‘It makes me roll my eyes’: Emily Blunt on the ‘worst thing ever’ to see in a script
Actor said she is ‘bored’ if she sees these three words on the page
Emily Blunt has revealed what she dreads seeing in film and TV scripts.
The actor can currently be seen in BBC Two drama The English, starring as a woman on a revenge mission in 1890s America who collides with Chaske Spencer’s Eli Whipp, a Pawnee-born ex-US army officer on an adventure of his own.
In a four-star review for The Independent, Nick Hilton wrote that the series is “pure, delicious, American cheese that, at its best, feels like a Coen brothers creation”.

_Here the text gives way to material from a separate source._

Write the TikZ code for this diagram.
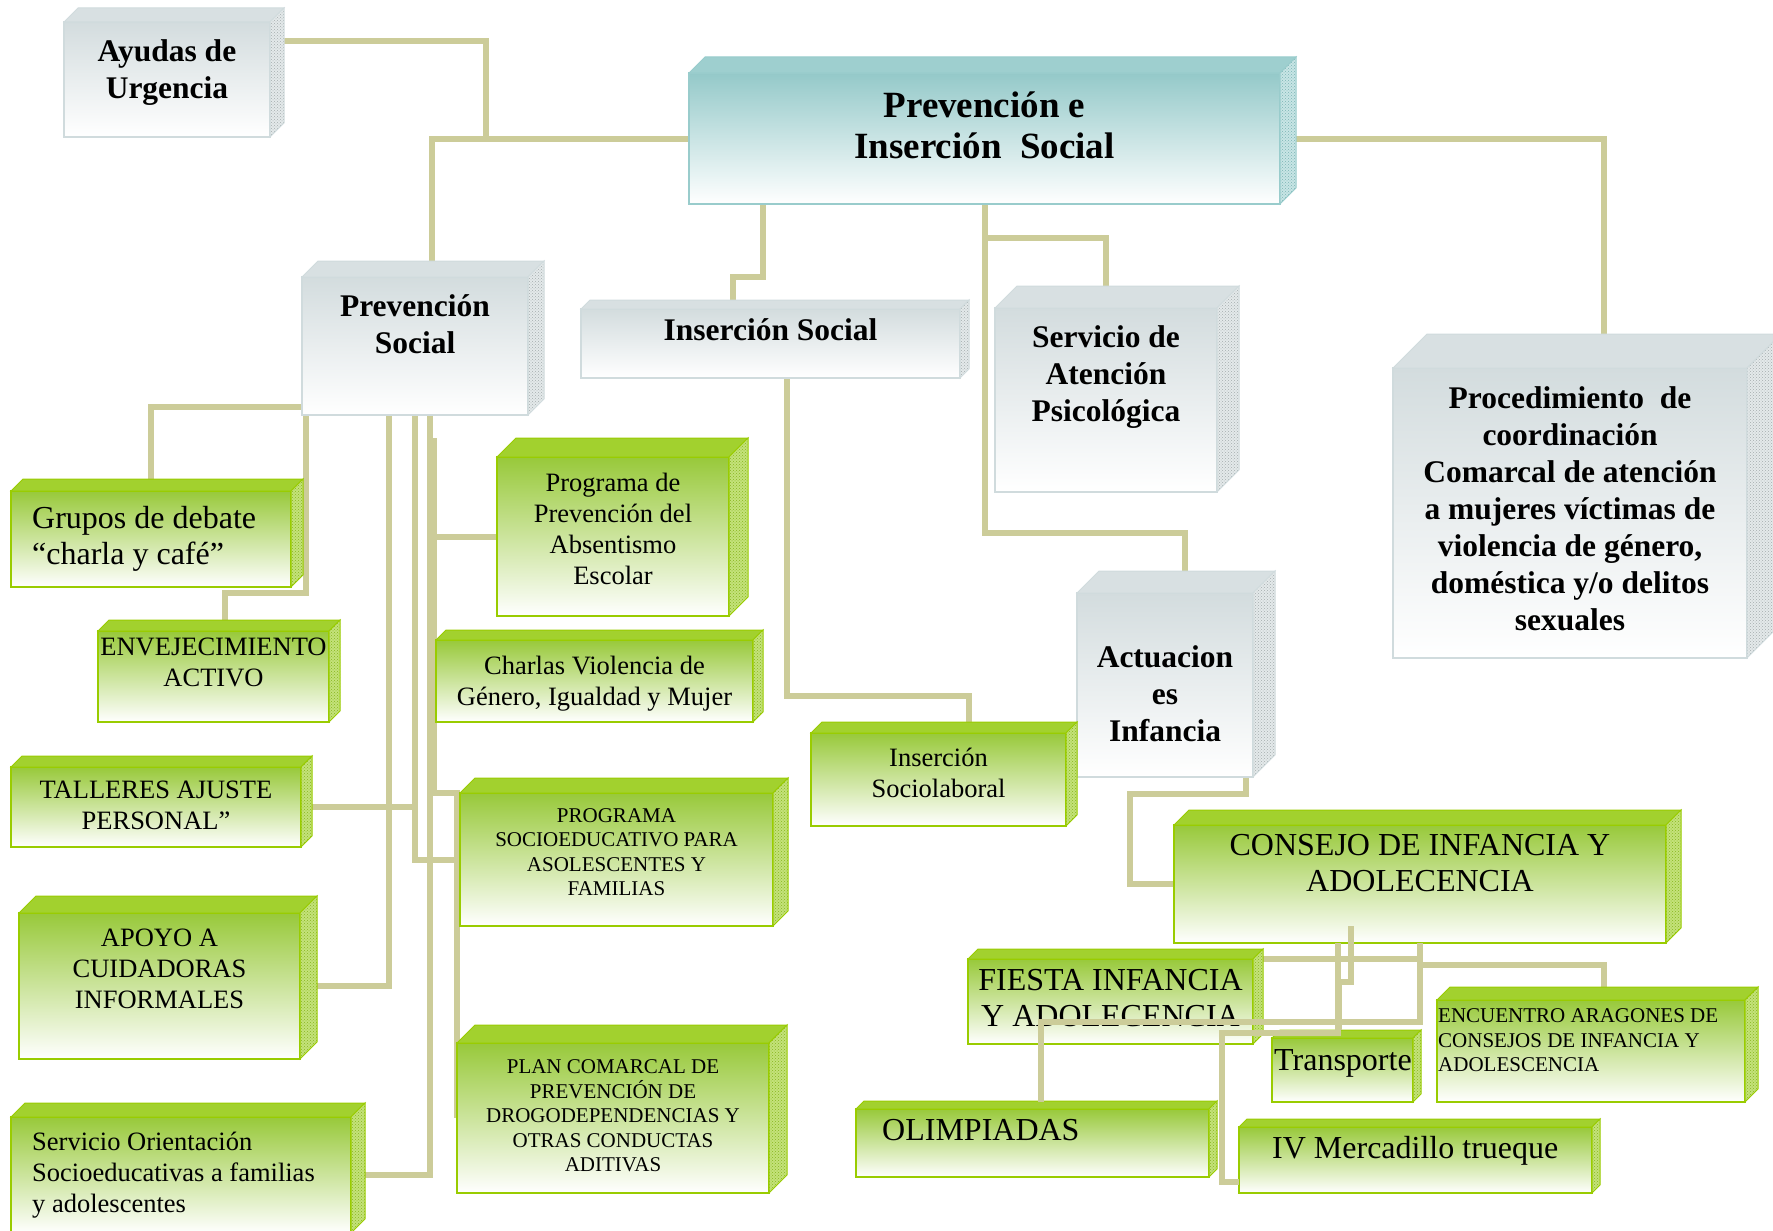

Speaking to The Telegraph in a new interview, Blunt said: “I love a character with a secret. And I loved Cornelia’s buoyancy, her hopefulness, her guilelessness.”
She added: “It’s the worst thing ever when you open a script and read the words ‘strong female lead’. That makes me roll my eyes – I’m already out. I’m bored.
“Those roles are written as incredibly stoic, you spend the whole time acting tough and saying tough things.
“Cornelia is more surprising than that. She’s innocent without being naive and that makes her a force to be reckoned with. She startles Eli out of his silence and their differences become irrelevant because they need each other to survive. I thought that was very cool.”
In another recent interview, Blunt said her actor brother-in-law, Stanley Tucci, “loves” his sex symbol status.
Tucci has been married to literary agent Felicity, who is Blunt’s older sister, since 2012.
The English is out in full now on BBC iPlayer.